According to the experts at Studebaker West in Redwood City, California (415/366-8787), these engines are commonly found with 100,000 miles on them before the original steel rings wore out and the engine began smoking like a diesel. Oil consumption problems dictated a rebuild more than any other single problem. Abuse or neglect were the common reasons behind an engine failure. A word to the wise, check the oil at least once a week if you drive the car frequently, and before every drive if the car is only used for special events. Certainly any vehicle of this vintage requires that much attention.

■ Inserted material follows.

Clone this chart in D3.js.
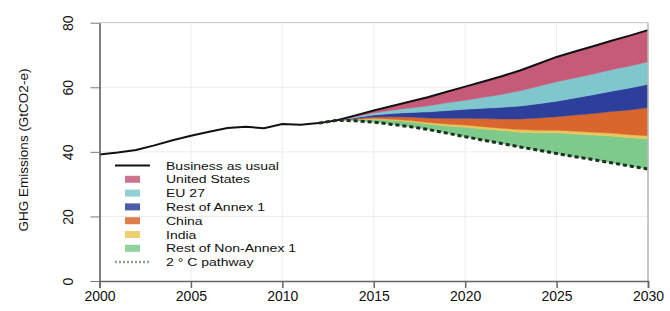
<!DOCTYPE html>
<html lang="en">
<head>
<meta charset="utf-8"/>
<title>GHG emissions wedges</title>
<style>
  * { margin: 0; padding: 0; }
  body { background: #fff; }
  svg { display: block; }
  text { font-family: "Liberation Sans", Arial, sans-serif; fill: #111; }
  .tick-label { font-size: 14px; }
  .y-title { font-size: 13.5px; }
  .legend text { font-size: 11.5px; }
  .grid line { stroke: #ececec; stroke-width: 1; }
</style>
<script src="https://d3js.org/d3.v7.min.js"></script>
</head>
<body>
<svg width="670" height="311"></svg>
<script>
// business as usual, 2000-2030
const bauYears = d3.range(2000, 2031);
const bau = [39.2, 39.8, 40.6, 42.0, 43.6, 45.0, 46.2, 47.4, 47.8, 47.3, 48.6,
             48.4, 48.9, 49.8, 51.3, 52.8, 54.2, 55.6, 57.0, 58.6, 60.2,
             61.8, 63.4, 65.2, 67.3, 69.4, 71.1, 72.7, 74.4, 76.0, 77.7];

// 2 deg C pathway, 2012-2030
const pathYears = d3.range(2012, 2031);
const pathway = [48.9, 49.8, 49.6, 49.2, 48.5, 47.8, 46.9, 45.8, 44.7, 43.6,
                 42.6, 41.5, 40.5, 39.5, 38.5, 37.6, 36.6, 35.6, 34.7];

// reduction wedges (thickness), 2013-2030
const wedgeYears = d3.range(2013, 2031);
const unitedStates = [0, 0.4, 0.8, 1.3, 2.0, 2.7, 3.4, 4.2, 4.9, 5.6, 6.3, 7.0, 7.7, 8.2, 8.6, 9.0, 9.4, 9.8];
const eu27         = [0, 0.3, 0.6, 1.0, 1.4, 1.9, 2.4, 2.8, 3.4, 4.0, 4.7, 5.4, 6.0, 6.2, 6.4, 6.6, 6.8, 7.0];
const restAnnex1   = [0, 0.3, 0.6, 1.0, 1.4, 1.9, 2.4, 2.8, 3.2, 3.6, 4.0, 4.4, 4.8, 5.3, 5.8, 6.3, 6.8, 7.2];
const china        = [0, 0.2, 0.5, 0.8, 1.1, 1.4, 1.8, 2.1, 2.5, 2.9, 3.3, 3.8, 4.2, 5.0, 5.8, 6.7, 7.7, 8.7];
const india        = [0, 0.1, 0.2, 0.3, 0.4, 0.5, 0.6, 0.7, 0.7, 0.7, 0.8, 0.8, 0.8, 0.9, 0.9, 0.9, 0.9, 1.0];
const restNonAnnex = [0, 0.4, 0.9, 1.3, 1.5, 1.7, 2.2, 2.9, 3.5, 4.0, 4.6, 5.4, 6.4, 7.0, 7.6, 8.3, 8.8, 9.3];

const xTicks = [2000, 2005, 2010, 2015, 2020, 2025, 2030];
const yTicks = [0, 20, 40, 60, 80];

// stacked from the pathway upward
const series = [
  { key: "Rest of Non-Annex 1", values: restNonAnnex, color: "#7ec98c" },
  { key: "India",               values: india,        color: "#eac659" },
  { key: "China",               values: china,        color: "#d8662d" },
  { key: "Rest of Annex 1",     values: restAnnex1,   color: "#2d3f9a" },
  { key: "EU 27",               values: eu27,         color: "#80c7cd" },
  { key: "United States",       values: unitedStates, color: "#c55b79" }
];

const svg = d3.select("svg");

const x = d3.scaleLinear().domain([2000, 2030]).range([99.5, 648]);
const y = d3.scaleLinear().domain([0, 80]).range([281, 22.7]);

// light grid
const grid = svg.append("g").attr("class", "grid");
grid.selectAll("line.vx")
  .data(xTicks.slice(1, -1))
  .enter().append("line")
  .attr("x1", d => x(d)).attr("x2", d => x(d))
  .attr("y1", y(80)).attr("y2", y(0));
grid.selectAll("line.hy")
  .data(yTicks.slice(1, -1))
  .enter().append("line")
  .attr("x1", x(2000)).attr("x2", x(2030))
  .attr("y1", d => y(d)).attr("y2", d => y(d));

// build table for the stack
const table = wedgeYears.map((yr, i) => {
  const row = { year: yr, base: pathway[pathYears.indexOf(yr)] };
  series.forEach(s => { row[s.key] = s.values[i]; });
  return row;
});

const stack = d3.stack().keys(series.map(s => s.key));
const layers = stack(table);

const area = d3.area()
  .x(d => x(d.data.year))
  .y0(d => y(d.data.base + d[0]))
  .y1(d => y(d.data.base + d[1]));

svg.append("g")
  .selectAll("path")
  .data(layers)
  .enter().append("path")
  .attr("d", area)
  .attr("fill", (d, i) => series[i].color)
  .attr("stroke", (d, i) => series[i].color)
  .attr("stroke-width", 0.5);

// business as usual line
const bauLine = d3.line()
  .x((d, i) => x(bauYears[i]))
  .y(d => y(d));

svg.append("path")
  .attr("d", bauLine(bau))
  .attr("fill", "none")
  .attr("stroke", "#111")
  .attr("stroke-width", 2);

// 2 C pathway
const pathLine = d3.line()
  .x((d, i) => x(pathYears[i]))
  .y(d => y(d));

svg.append("path")
  .attr("d", pathLine(pathway))
  .attr("fill", "none")
  .attr("stroke", "#1d301e")
  .attr("stroke-width", 3)
  .attr("stroke-dasharray", "4,3");

// frame: top and right in light grey
svg.append("line")
  .attr("x1", x(2000)).attr("x2", x(2030))
  .attr("y1", y(80)).attr("y2", y(80))
  .attr("stroke", "#c4c4c4");
svg.append("line")
  .attr("x1", x(2030)).attr("x2", x(2030))
  .attr("y1", y(80)).attr("y2", y(0))
  .attr("stroke", "#b8b8b8").attr("stroke-width", 1.5);

// x axis
const xAxis = svg.append("g")
  .attr("transform", `translate(0, ${y(0)})`)
  .call(d3.axisBottom(x).tickValues(xTicks).tickFormat(d3.format("d")).tickSize(7).tickPadding(5));
xAxis.select(".domain").attr("stroke", "#666").attr("stroke-width", 1.5);
xAxis.selectAll(".tick line").attr("stroke", "#666").attr("stroke-width", 1.5);
xAxis.selectAll(".tick text")
  .attr("class", "tick-label")
  .attr("font-family", null).attr("font-size", null)
  .attr("y", 20).attr("dy", 0);

// y axis
const yAxis = svg.append("g")
  .attr("transform", `translate(${x(2000)}, 0)`)
  .call(d3.axisLeft(y).tickValues(yTicks).tickSize(9).tickSizeOuter(0));
yAxis.select(".domain").attr("stroke", "#555").attr("stroke-width", 1.5);
yAxis.selectAll(".tick line").attr("stroke", "#777").attr("stroke-width", 1);
yAxis.selectAll(".tick text")
  .attr("class", "tick-label")
  .attr("font-family", null).attr("font-size", null)
  .attr("x", 0).attr("dy", null)
  .attr("text-anchor", "middle")
  .attr("dominant-baseline", "central")
  .attr("transform", "translate(-31.5, 0) rotate(-90)");

svg.append("text")
  .attr("class", "y-title")
  .attr("transform", "translate(23.5, 150) rotate(-90)")
  .attr("text-anchor", "middle")
  .attr("dominant-baseline", "central")
  .text("GHG Emissions (GtCO2-e)");

// legend
const legendItems = [
  { key: "Business as usual", kind: "line" },
  ...series.slice().reverse().map(s => ({ key: s.key, kind: "box", color: s.color })),
  { key: "2 \u00b0 C pathway", kind: "dash" }
];

const legend = svg.append("g").attr("class", "legend");
const rowY = i => 165.5 + i * 13.8;

legendItems.forEach((d, i) => {
  const ry = rowY(i);
  if (d.kind === "line") {
    legend.append("line")
      .attr("x1", 115).attr("x2", 150).attr("y1", ry).attr("y2", ry)
      .attr("stroke", "#111").attr("stroke-width", 2);
  } else if (d.kind === "box") {
    legend.append("rect")
      .attr("x", 125).attr("y", ry - 3.5).attr("width", 15).attr("height", 7)
      .attr("fill", d.color).attr("opacity", 0.85);
  } else {
    legend.append("line")
      .attr("x1", 115).attr("x2", 150).attr("y1", ry).attr("y2", ry)
      .attr("stroke", "#8fa08f").attr("stroke-width", 2.5)
      .attr("stroke-dasharray", "2,2");
  }
  legend.append("text")
    .attr("transform", `translate(166, ${ry}) scale(1.22, 1)`)
    .attr("dominant-baseline", "central")
    .text(d.key);
});
</script>
</body>
</html>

One 259-cubic-inch engine I saw had three- and four-piece rods with the bearings welded to the crank. This condition was brought about by an owner who was driving the car to the shop for an engine rebuild, but he neglected to check the oil before leaving on the 30-mile trip. The car made 25 of the 30 miles before loud (and coincidentally expensive) noises came from under the hood. In quick fashion the Studebaker ground to a halt. The pros at the shop estimated about three tablespoons of oil were left in the pan. Two thousand dollars later the engine ran again.
Engine Design The original 232-cubic-inch V-8 was designed in 1951 with the idea of having it grow as the years went by. By increasing the stroke to 3%-inch, engine displacement topped out at 289 cubic-inches 1956. With the optional 4-barrel Carter WCFB carburetor and a 7.80 compression ratio, the 289-version put out 210 horsepower at 4500 rpm.
The block was designed to have a full-pressure oil lubrication system like the Cadillac 331-cubic-inch overhead valve V-8. The Chevrolets of this vintage still used oil dippers on the bottom of its six-cylinder rods to provide lubrication. Another Studebaker feature was the use of timing gears between the crank and cam instead of the common gear set and chain most other manufacturers used. To correctly time the Studebaker, the gears had to be aligned so that the two “0” marks on the crank-gear split the single zero on the cam-gear. Always time the cam to the intake stroke. If you don’t, it is possible to set the gear off by 180 degrees, which will result in a lot of backfiring but little else. Due to a rugged design, these gears, coupled with solid lifters, made for engine longevity, although the valves had to be set at regular intervals. A good approach is to adjust the valves 500 miles after a rebuild and at 15,000-mile intervals after that. (if you aren’t going to get. to the 15,000-mile interval for many years, check the valves at major tune-up time.) Pistons were the full-skirt design with two compression rings and one oil-control ring. To assemble them on the rods, it may be necessary to heat the piston in a 225-degree oven and freeze the wrist pin for 30 minutes each so clearances will open enough to let the pin slide through the piston. When replacing the gaskets on the oil pan, one particular detail stands out. There is a filler block, shaped in a half circle, that has to be removed for proper installation of the oil pan side-gaskets. Four screws hold the filler block to the front of the engine block. The oil pan fits over the filler block with a gasket between the pan and filler block.
Adjusting the Valves Valve adjustment is done by fully warming up the engine, then removing the valve covers and positioning the spark-plug-wire brackets on the rocker-arm assembly screws. Then, with the engine idling, set the valve clearances. The adjusting screw is found under the rocker arm on the pushrod side. Setting the valves takes a little practice, and can blow oil around a bit, but after doing it once or twice, you get pretty fast at turning the wrench. Only remove one rocker cover at a time to help keep the mess down. The feeler gauge should have a slight pull as it slides between the valve and the rocker.